▸ **What is expected**
Locate every line in the records below that holds the word "this" and return each one.

▸ **Records shown**
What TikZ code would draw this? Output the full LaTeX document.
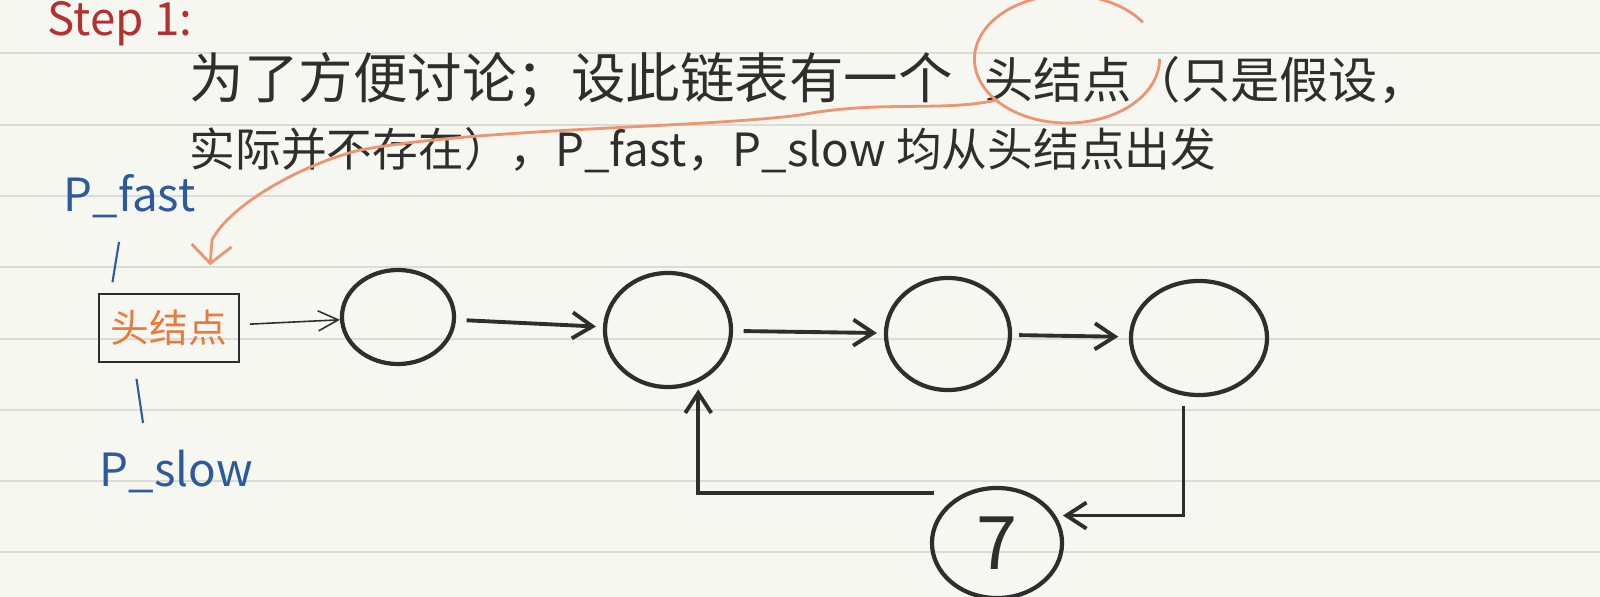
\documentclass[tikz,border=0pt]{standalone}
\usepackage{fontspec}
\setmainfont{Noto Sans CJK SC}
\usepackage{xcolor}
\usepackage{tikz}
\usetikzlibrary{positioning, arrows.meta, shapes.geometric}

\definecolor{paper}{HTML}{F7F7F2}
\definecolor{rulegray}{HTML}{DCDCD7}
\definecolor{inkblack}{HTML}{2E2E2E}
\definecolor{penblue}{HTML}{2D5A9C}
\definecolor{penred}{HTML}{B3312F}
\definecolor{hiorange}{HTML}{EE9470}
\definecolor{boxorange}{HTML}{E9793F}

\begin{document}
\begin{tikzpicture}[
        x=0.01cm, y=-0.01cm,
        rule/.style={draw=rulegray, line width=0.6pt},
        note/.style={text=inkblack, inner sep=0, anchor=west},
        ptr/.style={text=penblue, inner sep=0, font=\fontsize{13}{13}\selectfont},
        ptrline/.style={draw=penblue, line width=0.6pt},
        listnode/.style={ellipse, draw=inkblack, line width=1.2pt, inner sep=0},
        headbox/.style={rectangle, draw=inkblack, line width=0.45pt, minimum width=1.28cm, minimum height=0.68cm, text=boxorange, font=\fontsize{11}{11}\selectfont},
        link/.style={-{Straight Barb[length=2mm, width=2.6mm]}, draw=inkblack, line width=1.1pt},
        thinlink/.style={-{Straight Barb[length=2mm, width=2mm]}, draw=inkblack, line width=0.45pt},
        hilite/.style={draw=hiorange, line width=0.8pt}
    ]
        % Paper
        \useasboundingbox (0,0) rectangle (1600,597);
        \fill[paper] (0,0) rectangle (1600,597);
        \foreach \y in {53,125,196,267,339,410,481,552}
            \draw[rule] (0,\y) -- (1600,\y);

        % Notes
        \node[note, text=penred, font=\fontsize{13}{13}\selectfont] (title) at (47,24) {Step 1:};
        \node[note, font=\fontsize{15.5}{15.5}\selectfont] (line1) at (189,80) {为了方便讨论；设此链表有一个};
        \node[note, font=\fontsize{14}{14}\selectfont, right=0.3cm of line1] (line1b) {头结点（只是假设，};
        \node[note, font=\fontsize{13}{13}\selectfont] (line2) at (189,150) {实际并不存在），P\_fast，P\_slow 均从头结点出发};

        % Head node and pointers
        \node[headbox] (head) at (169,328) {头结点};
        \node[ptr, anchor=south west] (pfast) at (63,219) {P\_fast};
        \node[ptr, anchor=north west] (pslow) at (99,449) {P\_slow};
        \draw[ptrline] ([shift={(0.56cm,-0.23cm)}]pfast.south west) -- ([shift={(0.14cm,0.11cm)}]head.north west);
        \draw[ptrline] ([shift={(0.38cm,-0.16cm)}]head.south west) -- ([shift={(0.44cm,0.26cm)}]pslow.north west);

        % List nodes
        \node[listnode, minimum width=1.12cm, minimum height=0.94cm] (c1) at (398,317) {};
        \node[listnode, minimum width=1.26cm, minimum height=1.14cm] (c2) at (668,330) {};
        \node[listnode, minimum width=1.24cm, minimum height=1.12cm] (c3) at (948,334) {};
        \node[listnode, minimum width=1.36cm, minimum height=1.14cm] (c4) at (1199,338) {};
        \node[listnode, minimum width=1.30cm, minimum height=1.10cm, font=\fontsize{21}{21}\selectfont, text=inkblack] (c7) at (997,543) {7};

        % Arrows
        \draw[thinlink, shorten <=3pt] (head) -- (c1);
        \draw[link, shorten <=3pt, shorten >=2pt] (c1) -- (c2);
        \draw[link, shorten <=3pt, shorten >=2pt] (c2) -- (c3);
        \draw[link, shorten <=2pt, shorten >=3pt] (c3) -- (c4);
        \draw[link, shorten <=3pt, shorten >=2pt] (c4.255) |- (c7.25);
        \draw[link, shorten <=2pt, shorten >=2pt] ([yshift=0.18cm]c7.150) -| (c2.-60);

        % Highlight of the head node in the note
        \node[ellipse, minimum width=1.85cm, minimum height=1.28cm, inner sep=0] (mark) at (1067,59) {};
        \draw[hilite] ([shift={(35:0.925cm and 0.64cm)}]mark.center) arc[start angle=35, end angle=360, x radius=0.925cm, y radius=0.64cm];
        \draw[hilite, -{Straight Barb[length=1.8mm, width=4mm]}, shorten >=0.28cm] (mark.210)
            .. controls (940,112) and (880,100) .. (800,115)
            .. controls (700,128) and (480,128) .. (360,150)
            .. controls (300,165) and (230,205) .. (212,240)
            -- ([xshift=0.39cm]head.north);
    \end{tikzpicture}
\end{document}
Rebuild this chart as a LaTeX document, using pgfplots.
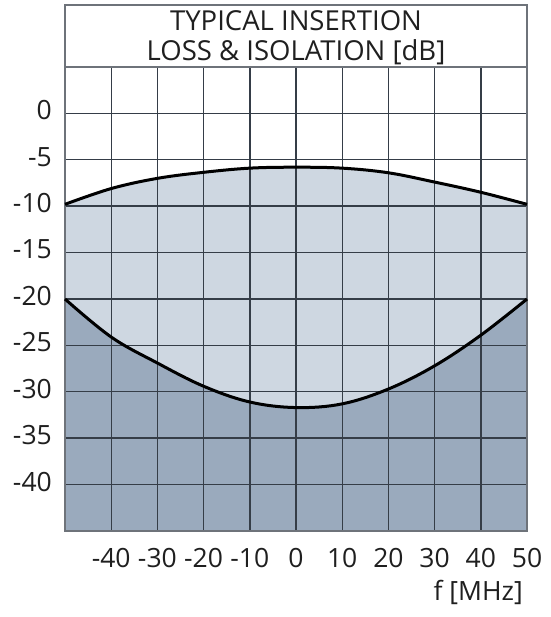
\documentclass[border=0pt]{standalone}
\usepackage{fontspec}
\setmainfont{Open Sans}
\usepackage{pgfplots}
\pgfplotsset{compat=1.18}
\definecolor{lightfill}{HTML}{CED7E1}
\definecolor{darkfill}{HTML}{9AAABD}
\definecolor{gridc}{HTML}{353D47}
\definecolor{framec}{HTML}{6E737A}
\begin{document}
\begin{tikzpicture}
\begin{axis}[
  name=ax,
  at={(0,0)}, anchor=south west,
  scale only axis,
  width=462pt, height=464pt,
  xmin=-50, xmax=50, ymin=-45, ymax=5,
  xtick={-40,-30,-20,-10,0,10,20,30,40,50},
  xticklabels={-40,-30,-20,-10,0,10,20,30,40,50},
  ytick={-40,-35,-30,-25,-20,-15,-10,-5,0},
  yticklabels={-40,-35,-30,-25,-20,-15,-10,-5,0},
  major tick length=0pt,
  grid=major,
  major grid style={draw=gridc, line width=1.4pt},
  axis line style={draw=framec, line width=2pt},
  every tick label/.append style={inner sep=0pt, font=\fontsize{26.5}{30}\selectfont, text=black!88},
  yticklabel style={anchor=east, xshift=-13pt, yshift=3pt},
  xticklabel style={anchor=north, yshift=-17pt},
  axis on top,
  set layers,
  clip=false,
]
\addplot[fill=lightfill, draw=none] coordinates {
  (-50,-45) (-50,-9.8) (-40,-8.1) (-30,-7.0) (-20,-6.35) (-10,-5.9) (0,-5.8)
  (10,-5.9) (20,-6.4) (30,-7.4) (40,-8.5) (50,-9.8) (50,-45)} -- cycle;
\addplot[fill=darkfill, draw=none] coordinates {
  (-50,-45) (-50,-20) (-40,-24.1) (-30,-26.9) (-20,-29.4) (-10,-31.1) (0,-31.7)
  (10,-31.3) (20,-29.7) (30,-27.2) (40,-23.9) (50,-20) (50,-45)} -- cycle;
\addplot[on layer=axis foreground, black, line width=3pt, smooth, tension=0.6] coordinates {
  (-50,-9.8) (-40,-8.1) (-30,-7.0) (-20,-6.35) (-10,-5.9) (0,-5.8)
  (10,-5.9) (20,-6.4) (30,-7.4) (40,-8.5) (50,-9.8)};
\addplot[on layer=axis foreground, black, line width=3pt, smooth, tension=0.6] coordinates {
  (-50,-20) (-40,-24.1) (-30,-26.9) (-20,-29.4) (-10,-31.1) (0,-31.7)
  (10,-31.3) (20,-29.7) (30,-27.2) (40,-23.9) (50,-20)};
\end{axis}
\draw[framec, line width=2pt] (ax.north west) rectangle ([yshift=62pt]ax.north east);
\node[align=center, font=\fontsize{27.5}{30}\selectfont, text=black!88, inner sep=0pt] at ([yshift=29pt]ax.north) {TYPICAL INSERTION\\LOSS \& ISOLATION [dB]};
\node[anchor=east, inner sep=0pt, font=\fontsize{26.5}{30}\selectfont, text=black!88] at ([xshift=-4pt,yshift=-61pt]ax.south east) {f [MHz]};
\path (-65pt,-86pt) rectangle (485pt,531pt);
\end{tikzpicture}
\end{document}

▸ **Full response**
What TikZ code would draw this? Output the full LaTeX document.
Rebuild this chart as a LaTeX document, using pgfplots.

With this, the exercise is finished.